The result of battles in WWII was often decided by tank spearheads that cracked open defensive lines like a tin can. Combat against tanks was a priority and every possible asset was aimed against them, including aircraft. This in turn required effective AA guns that could follow tank units. The optimal solution was the installation of AA guns on tank chassis, as this solved the problem of giving the guns mobility on par with tanks. The Germans were some of the first to attack the problem of creating highly mobile SPAAGs. Work began in 1940 and the 2 cm Flak 38 auf (Sf) Pz.Kpfw. 38(t) Ausf. M (Sd.Kfz. 140), unofficially called Flakpanzer 38(t), was born in 1943.
Germany began building Sd.Kfz.10/4 special purpose vehicles practically from the very start of WWII. Their design was simple: a single barrel 20 mm Flak 30 AA gun was installed on a 1-ton halftrack.

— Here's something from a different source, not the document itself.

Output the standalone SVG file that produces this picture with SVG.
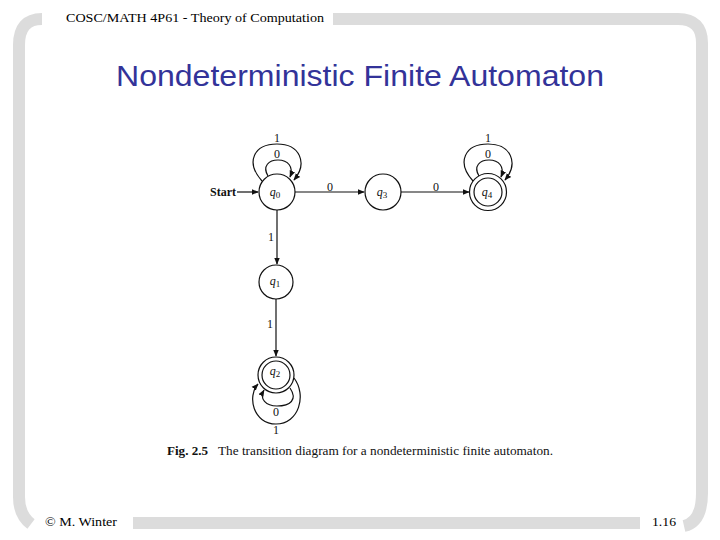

The Sd.Kfz.10/5 armed with a 20 mm Flak 38 AA gun was introduced in 1942. The SPAAG on the chassis of a halftrack was simple and cheap, which ensured its large numbers: over 1500 were built before 1944. However, the mobility of the halftracks (including those equipped with 37 mm and 88 mm AA guns with a heavier chassis) was limited. They were still less mobile off-road than tanks.
The case of AA guns mounted in trucks was even worse. They could only drive on roads. Large losses taken from British aircraft in North Africa in late 1941-early 1942 forced the Germans to consider upping their game when it came to SPAAGs.